The political reality is that “the method of selecting Senators,” as it existed in 1982, included no electoral process. “The method of selecting Senators” refers not only to their final appointment by the Governor General, but to the entire process leading to that appointment. That process would be modified by the federal government’s reform project. Therefore that project requires a constitutional amendment.

That amendment need not be unanimously supported by the provinces, however, because it does not affect “the office of the Governor General”. While the Governor General is responsible for the final appointment of the Senators as a matter of law, “[i]n reality, the appointment of senators became the exclusive prerogative of the Prime Minister who was then in office whenever a vacancy occurred” (par. 55). The federal government’s reform project would have affected not the Governor General’s (purely formal) role in the process, but the Prime Minister’s. And “to assimilate an amendment of the powers of the Prime Minister with those of the Governor General for the purposes of paragraph 41(a) of the Constitution Act, 1982 would limit Parliament’s powers because of a constitutional convention. Such a limitation does not exist, or at a minimum, does not concern the courts” (par. 58). Conventions exist in a separate, non-justiciable realm. They can be modified by the behaviour of political actors; therefore, a fortiori, they can be modified by statute, without the need for a constitutional amendment.

If this all sounds familiar, it might be because you’ve read Fabien Gélinas’s and my paper on “Constitutional Conventions and Senate Reform,” in which we argued that the amending formula of the Constitution Act, 1982, must be understood in light of the constitutional conventions which determine the practical operation of the constitution. This means, on the one hand, that the “method of selecting Senators” means discretionary decision-making by the Prime Minister and no electoral process, and on the other, that “the office of the Governor General” does not in fact include the power to choose Senators. As a result, the federal government’s reform project comes within the scope of par. 42(1)(b), but not 41(a).

I am very happy with this opinion. I hope that the Supreme Court, which is set to hear the arguments on the federal government’s own Senate reform reference in a few weeks, comes to similar conclusions (and perhaps even spares a few words for us)!

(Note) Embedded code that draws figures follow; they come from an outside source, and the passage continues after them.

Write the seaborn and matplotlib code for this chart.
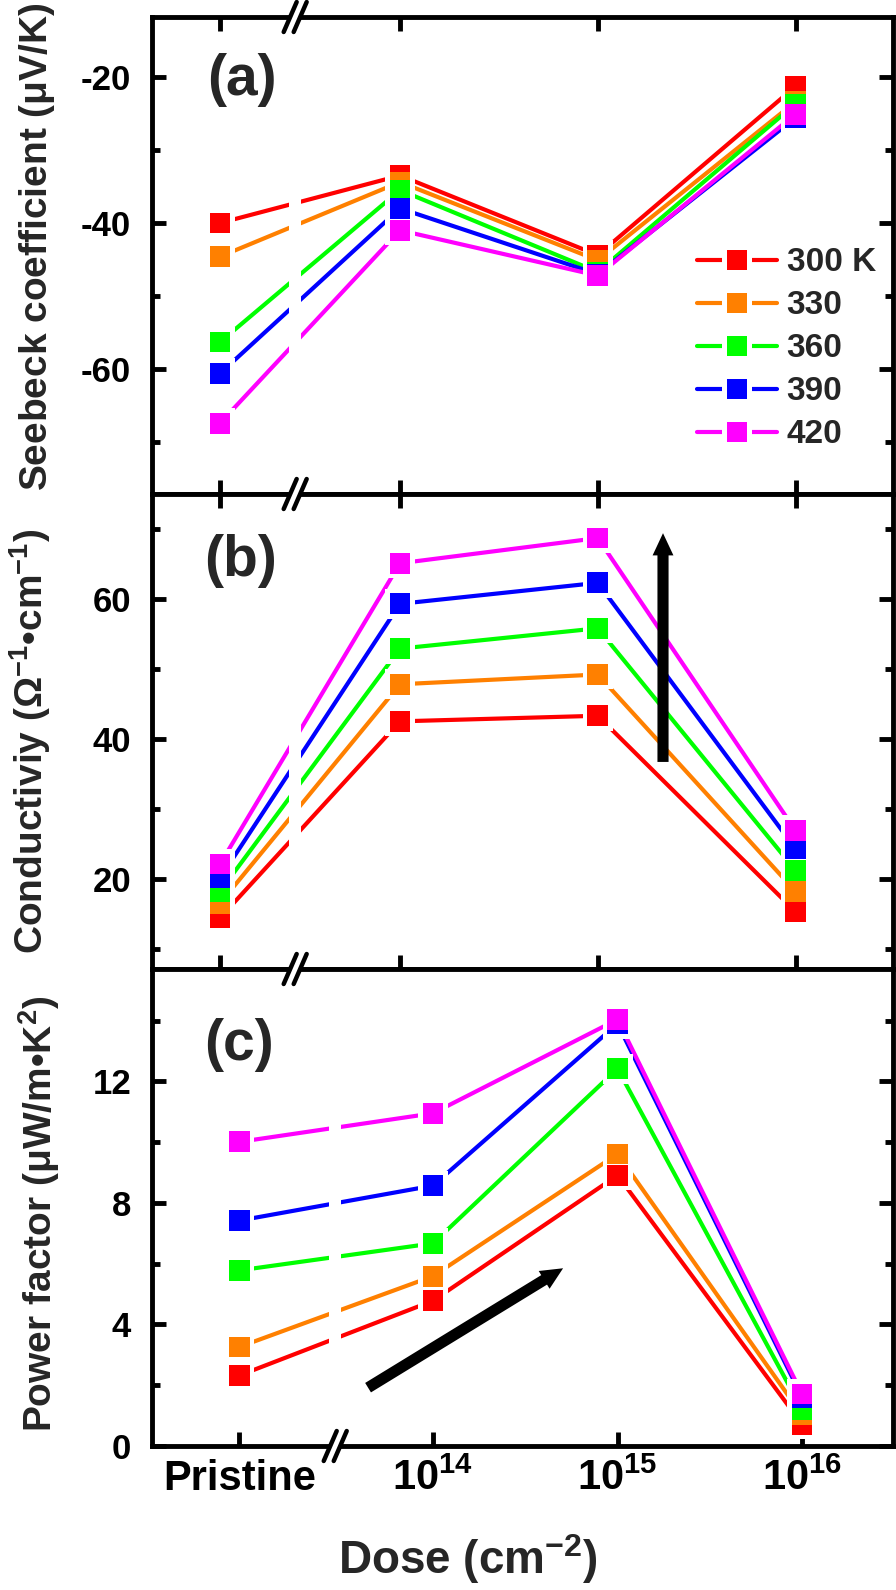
import pandas as pd
import matplotlib
matplotlib.use('Agg')
import matplotlib.pyplot as plt
import seaborn as sns
from matplotlib.lines import Line2D
from matplotlib.patches import Polygon, FancyArrowPatch, ArrowStyle
from matplotlib.transforms import IdentityTransform
from matplotlib.legend_handler import HandlerTuple

# ==========================================
# DATA
# ==========================================
dose_labels = ['Pristine', r'$\mathbf{10^{14}}$', r'$\mathbf{10^{15}}$', r'$\mathbf{10^{16}}$']
dose_log = [14, 15, 16]
temps = ['300 K', '330', '360', '390', '420']
colors = ['#FF0000', '#FF8000', '#00FF00', '#0000FF', '#FF00FF']

# (a) Seebeck coefficient, uV/K  [Pristine, 1e14, 1e15, 1e16]
seebeck_300 = [-40.0, -33.5, -44.4, -21.3]
seebeck_330 = [-44.6, -34.4, -45.1, -23.4]
seebeck_360 = [-56.3, -35.5, -46.7, -23.7]
seebeck_390 = [-60.6, -38.0, -47.0, -25.6]
seebeck_420 = [-67.4, -41.0, -47.2, -25.1]

# (b) Conductivity, S/cm
cond_300 = [14.4, 42.5, 43.3, 15.3]
cond_330 = [16.5, 47.8, 49.2, 18.2]
cond_360 = [18.2, 52.9, 55.8, 21.2]
cond_390 = [20.1, 59.3, 62.3, 24.3]
cond_420 = [22.1, 65.1, 68.7, 26.9]

# (c) Power factor, uW/m K^2
pf_300 = [2.32, 4.78, 8.91, 0.72]
pf_330 = [3.26, 5.59, 9.61, 1.02]
pf_360 = [5.78, 6.67, 12.42, 1.20]
pf_390 = [7.42, 8.57, 13.90, 1.61]
pf_420 = [10.01, 10.95, 14.04, 1.71]

# ==========================================
# STYLE
# ==========================================
sns.set_theme(style='ticks')
plt.rcParams['font.family'] = ['Liberation Sans', 'DejaVu Sans']
plt.rcParams['font.weight'] = 'bold'
plt.rcParams['axes.unicode_minus'] = False
plt.rcParams['mathtext.fontset'] = 'custom'
plt.rcParams['mathtext.rm'] = 'Liberation Sans'
plt.rcParams['mathtext.it'] = 'Liberation Sans'
plt.rcParams['mathtext.bf'] = 'Liberation Sans:bold'
plt.rcParams['mathtext.default'] = 'regular'

W, H = 896, 1590
fig = plt.figure(figsize=(W / 100, H / 100), dpi=100)


def px_axes(left, top, right, bottom):
    return fig.add_axes([left / W, 1 - bottom / H, (right - left) / W, (bottom - top) / H])


ax_a = px_axes(152, 17, 893, 494)
ax_b = px_axes(152, 494, 893, 969)
ax_c = px_axes(152, 969, 893, 1446)

# pristine sits left of the axis break
pristine_ab, pristine_c = 13.09, 12.95
break_x = 13.47
xlim_ab = (12.746, 16.493)
xlim_c = (12.477, 16.493)


def draw_panel(ax, series, x_pos, gap):
    rows = []
    for t, vals in zip(temps, series):
        for x, v in zip(x_pos, vals):
            rows.append({'T': t, 'x': x, 'y': v})
    df = pd.DataFrame(rows)
    sns.lineplot(data=df, x='x', y='y', hue='T', hue_order=temps, palette=colors,
                 estimator=None, sort=False, lw=3, legend=False, ax=ax, zorder=2,
                 solid_capstyle='round')
    # gap in the lines at the axis break
    ax.axvspan(break_x - gap, break_x + gap, color='white', lw=0, zorder=2.1)
    # white halo so lines stop short of the symbols
    sns.scatterplot(data=df, x='x', y='y', color='white', marker='s', s=21 ** 2,
                    linewidth=0, legend=False, ax=ax, zorder=3)
    sns.scatterplot(data=df, x='x', y='y', hue='T', hue_order=temps, palette=colors,
                    marker='s', s=15 ** 2, linewidth=0, legend=False, ax=ax, zorder=4)


def style_axes(ax, xlim, ylim, xticks, ymajor, yminor, top=True):
    ax.set_xlim(xlim)
    ax.set_ylim(ylim)
    ax.set_xticks(xticks)
    ax.set_yticks(ymajor)
    ax.set_yticks(yminor, minor=True)
    ax.tick_params(which='both', direction='in', top=top, right=True,
                   width=3.5, color='black', labelcolor='black')
    ax.tick_params(which='major', length=10)
    ax.tick_params(which='minor', length=6)
    ax.tick_params(axis='y', labelsize=25, pad=15)
    ax.tick_params(axis='x', which='minor', bottom=False, top=False)
    for sp in ax.spines.values():
        sp.set_linewidth(3.5)
        sp.set_color('black')
        sp.set_zorder(10)
    ax.set_xlabel('')


x_ab = [pristine_ab] + dose_log
x_c = [pristine_c] + dose_log

draw_panel(ax_a, [seebeck_300, seebeck_330, seebeck_360, seebeck_390, seebeck_420], x_ab, 0.03)
draw_panel(ax_b, [cond_300, cond_330, cond_360, cond_390, cond_420], x_ab, 0.03)
draw_panel(ax_c, [pf_300, pf_330, pf_360, pf_390, pf_420], x_c, 0.033)

style_axes(ax_a, xlim_ab, (-77.1, -11.8), x_ab, [-20, -40, -60], [-30, -50, -70])
style_axes(ax_b, xlim_ab, (7.1, 75), x_ab, [20, 40, 60], [10, 30, 50, 70])
style_axes(ax_c, xlim_c, (0, 15.7), x_c, [0, 4, 8, 12], [2, 6, 10, 14], top=False)

ax_a.tick_params(axis='x', labelbottom=False)
ax_b.tick_params(axis='x', labelbottom=False)
ax_c.set_xticklabels(dose_labels)
ax_c.tick_params(axis='x', labelsize=30, pad=9)

ax_a.set_ylabel(r'Seebeck coefficient ($\mu$V/K)', fontsize=28, fontweight='bold')
ax_b.set_ylabel(r'Conductiviy ($\Omega^{-1}$•cm$^{-1}$)', fontsize=28, fontweight='bold')
ax_c.set_ylabel(r'Power factor ($\mu$W/m•K$^{2}$)', fontsize=28, fontweight='bold')
ax_a.yaxis.set_label_coords(-0.128, 0.518)
ax_b.yaxis.set_label_coords(-0.133, 0.478)
ax_c.yaxis.set_label_coords(-0.121, 0.486)

ax_c.set_xlabel(r'Dose ($\mathbf{cm^{-2}}$)', fontsize=33, fontweight='bold')
ax_c.xaxis.set_label_coords(0.426, -0.18)

for ax, lab, (tx, ty) in [(ax_a, '(a)', (0.121, 0.868)),
                          (ax_b, '(b)', (0.120, 0.859)),
                          (ax_c, '(c)', (0.117, 0.841))]:
    ax.text(tx, ty, lab, transform=ax.transAxes, fontsize=41, fontweight='bold',
            ha='center', va='center')

# legend: line - symbol - line
handles = []
for c in colors:
    handles.append((Line2D([], [], color=c, lw=3, solid_capstyle='round'),
                    Line2D([], [], marker='s', color='white', ms=21, ls='', mew=0),
                    Line2D([], [], marker='s', color=c, ms=15, ls='', mew=0)))
ax_a.legend(handles, temps, handler_map={tuple: HandlerTuple(ndivide=1, pad=0)},
            loc='center left', bbox_to_anchor=(0.735, 0.304), frameon=False,
            fontsize=24, handlelength=2.4, handletextpad=0.3, labelspacing=0.36,
            borderpad=0, borderaxespad=0)

# arrows
ax_b.add_patch(FancyArrowPatch((15.33, 36.7), (15.33, 69.4),
                               arrowstyle=ArrowStyle.Simple(head_length=16, head_width=15, tail_width=8),
                               mutation_scale=1, color='black', lw=0, shrinkA=0, shrinkB=0, zorder=5))
ax_c.add_patch(FancyArrowPatch((13.648, 1.92), (14.705, 5.85),
                               arrowstyle=ArrowStyle.Simple(head_length=16, head_width=15, tail_width=8),
                               mutation_scale=1, color='black', lw=0, shrinkA=0, shrinkB=0, zorder=5))


# axis break marks "//" on the horizontal spines
def draw_break(ax, yaxes):
    cx, cy = ax.get_xaxis_transform().transform((break_x, yaxes))
    h, d, off = 15, 6.5, 5
    hh = 5
    dd = d * hh / h
    fig.add_artist(Polygon([(cx - off - dd, cy - hh), (cx + off - dd, cy - hh),
                            (cx + off + dd, cy + hh), (cx - off + dd, cy + hh)],
                           closed=True, facecolor='white', edgecolor='none',
                           transform=IdentityTransform(), zorder=19))
    for o in (-off, off):
        fig.add_artist(Line2D([cx + o - d, cx + o + d], [cy - h, cy + h],
                              transform=IdentityTransform(), color='black', lw=3.2,
                              solid_capstyle='round', zorder=20))


draw_break(ax_a, 1)
draw_break(ax_a, 0)
draw_break(ax_b, 0)
draw_break(ax_c, 0)

fig.savefig('out.png', dpi=100)
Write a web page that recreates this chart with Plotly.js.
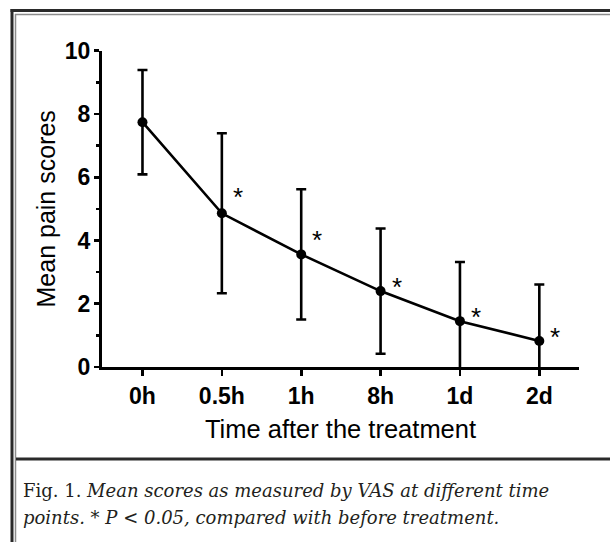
<!DOCTYPE html>
<html>
<head>
<meta charset="utf-8">
<script src="https://cdn.plot.ly/plotly-3.0.1.min.js"></script>
<style>html,body{margin:0;padding:0;background:#fff;}#chart{width:610px;height:542px;}</style>
</head>
<body>
<div id="chart"></div>
<script>
// ---- data ----
var timePoints = ['0h', '0.5h', '1h', '8h', '1d', '2d'];
var meanScores = [7.74, 4.86, 3.56, 2.40, 1.45, 0.82];
var sdScores   = [1.65, 2.53, 2.06, 1.98, 1.87, 1.79];
var sigLabels  = ['', '*', '*', '*', '*', '*'];
var sigY       = [null, 5.53, 4.17, 2.69, 1.74, 1.10];
var yTicks     = [0, 2, 4, 6, 8, 10];

var W = 610, H = 542;
function px(x) { return x / W; }
function py(y) { return 1 - y / H; }

var trace = {
  x: timePoints,
  y: meanScores,
  type: 'scatter',
  mode: 'lines+markers',
  line: {color: '#000', width: 2.6},
  marker: {color: '#000', size: 10},
  error_y: {type: 'data', array: sdScores, visible: true, color: '#000', thickness: 2.6, width: 5},
  showlegend: false,
  hoverinfo: 'skip'
};

var annotations = [];
for (var i = 0; i < timePoints.length; i++) {
  if (sigLabels[i]) {
    annotations.push({
      x: timePoints[i], y: sigY[i], xref: 'x', yref: 'y',
      text: sigLabels[i], showarrow: false, xshift: 16, yshift: -5,
      xanchor: 'center', yanchor: 'middle',
      font: {family: 'Liberation Sans, Arial, sans-serif', size: 26, color: '#000'}
    });
  }
}
var capFont = {family: 'DejaVu Serif, serif', size: 18, color: '#231f20'};
annotations.push({
  xref: 'paper', yref: 'paper', x: px(21), y: py(490), xanchor: 'left', yanchor: 'middle',
  text: 'Fig. 1. <i>Mean scores as measured by VAS at different time</i>',
  showarrow: false, align: 'left', font: capFont
});
annotations.push({
  xref: 'paper', yref: 'paper', x: px(21), y: py(517), xanchor: 'left', yanchor: 'middle',
  text: '<i>points. * P &lt; 0.05, compared with before treatment.</i>',
  showarrow: false, align: 'left', font: capFont
});

var dark = '#2a2a2a', gray = '#8c8c8c';
var shapes = [
  {type: 'line', xref: 'paper', yref: 'paper', x0: px(12), x1: px(12), y0: py(9), y1: py(542), line: {color: dark, width: 3}},
  {type: 'line', xref: 'paper', yref: 'paper', x0: px(10.5), x1: px(610), y0: py(10.5), y1: py(10.5), line: {color: dark, width: 3}},
  {type: 'line', xref: 'paper', yref: 'paper', x0: px(15.5), x1: px(15.5), y0: py(14), y1: py(542), line: {color: gray, width: 1.5}},
  {type: 'line', xref: 'paper', yref: 'paper', x0: px(15), x1: px(610), y0: py(14.5), y1: py(14.5), line: {color: gray, width: 1.5}},
  {type: 'line', xref: 'paper', yref: 'paper', x0: px(16), x1: px(610), y0: py(459), y1: py(459), line: {color: dark, width: 3}}
];

var tickFont = {family: 'Liberation Sans, Arial, sans-serif', size: 23, color: '#000', weight: 'bold'};
var titleFont = {family: 'Liberation Sans, Arial, sans-serif', size: 25, color: '#000'};

var layout = {
  width: W, height: H,
  margin: {l: 0, r: 0, t: 0, b: 0},
  paper_bgcolor: '#fff', plot_bgcolor: '#fff',
  xaxis: {
    type: 'category',
    domain: [px(102), px(579)],
    range: [-0.51, 5.5],
    showgrid: false, zeroline: false,
    showline: true, linecolor: '#000', linewidth: 3,
    ticks: 'outside', ticklen: 6, tickwidth: 2.6, tickcolor: '#000',
    tickfont: tickFont,
    title: {text: 'Time after the treatment', font: {family: titleFont.family, size: 25.5, color: '#000'}, standoff: 13},
    fixedrange: true
  },
  yaxis: {
    domain: [py(367), py(50.7)],
    range: [0, 10],
    tickvals: yTicks,
    ticktext: yTicks.map(String),
    showgrid: false, zeroline: false,
    showline: true, linecolor: '#000', linewidth: 3,
    ticks: 'outside', ticklen: 5, tickwidth: 2.6, tickcolor: '#000',
    ticklabelstandoff: -1,
    minor: {dtick: 1, ticks: 'outside', ticklen: 3, tickwidth: 2.6, tickcolor: '#000', showgrid: false},
    tickfont: tickFont,
    title: {text: 'Mean pain scores', font: titleFont, standoff: 3},
    fixedrange: true
  },
  annotations: annotations,
  shapes: shapes
};

Plotly.newPlot('chart', [trace], layout, {displayModeBar: false, staticPlot: true});
</script>
</body>
</html>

5 thoughts on “What We Said

  1. Pingback: Storm and Havoc | Double Aspect

  2. I’m curious on what your position is on bicameralism. I’ve noted your paper seems somewhat critical of an upper house creating havoc with the lower house. Certainly that is what happened in 1975 in Australia, but in general, with the concentration of power in the office of the Prime Minister, the Senate represents at least some sort of check on a majority government’s legislative dominance.

    I am concerned that the increasing shrillness of the abolition crowd is happening in a vacuum, without any consideration for how abolishing the upper house could accelerate the marginalization of the House of Commons.

    • I think the point that we make in the paper is simply that making the Senate more powerful by conferring on it a democratic legitimacy which it now lacks will change the operation of the principle of responsible government as we know it and as it has always existed in Canada (and in the UK, to whose constitution ours is “similar in principle”). Whether that is or is not a good idea is a separate question, which we do not address.

      One could certainly argue that the risk of confrontation between the Senate and the House of Commons is worth taking to counter the power of the PM. One could also look at the United States and conclude that the risk is not just of confrontation but of paralysis, and that we should try to use other mechanisms to achieve this end. My personal hunch is probably on the latter side, but it is no more than a hunch for now.

      I do not quite see, however, how abolishing the Senate would marginalize the House of Commons…

      • I agree that a “legitimized” Senate would destabilize the legislative settlement that has governed Canada since Confederation. I am not, in fact, an advocate of the Triple-E Senate precisely because I think it leads down a road that lead to crises like the now never-ending wars between the two houses of the US Congress, or in our case, something like the Australian Constitutional Crisis.

        At the same time we, like the United States and Australia, are a federal state. It was at least partially the intent of the Fathers of Confederation, as a tip to concerns from the Maritimes over Ontario and Quebec’s dominance, to create an upper house that would act as a regional counterbalance to the House of Commons.

        Obviously a lot has changed since 1867, but the underlying notion that the Provinces should have some sort of representation in Ottawa doesn’t seem principally unsound. In general, the Senate has moderated its own behavior, though one could argue that since the later Mulroney years it has become more proactive. Perhaps that is why we are where we are now, though my (admittedly slim) reading of the history of Senate reform suggests that there were those dissatisfied with the upper house and how it was constituted almost from the beginning of Confederation.

        As to my reference about the marginalization of the House of Commons, well that has already happened. It has been a decades long project, but slowly the independence of backbenchers, then committees and finally now many members of Cabinet has been bled away, with the Prime Minister and Opposition leaders being, by and large, the beneficiaries. To get rid of the one substantial check on a Prime Minister’s legislative power without dealing with the marginalization of the House of Commons strikes me as putting the cart before the horse.

      • I don’t think the Senate is actually doing anything for regional representation, or ever has. I know what the Fathers of Confederation were trying to achieve, but I think they failed, miserably, much as the Framers of the US Constitution failed, miserably, with their scheme of presidential election. What we have instead is a convention (or something close to it) which mandates the representation of as many provinces as at all possible in the cabinet, even at the cost of drawing ministers from the Senate rather than the House of Commons. But for the Senate to really represent provincial or regional interests, it would probably have to actually represent provincial governments or legislatures, as the US Senate originally did and the German Bundesrat does.

        As for the House of Comments, I agree, but doubt that the Senate, as it is, is a “substantial check on a Prime Minister’s power,” and it seems to me that there ought to be more effective ways of accomplishing that worthy goal. They would require reform which, in turn, would require a certain amount of self-abnegation by a PM, but then so would appointing independent-minded senators who could one day stand in his way.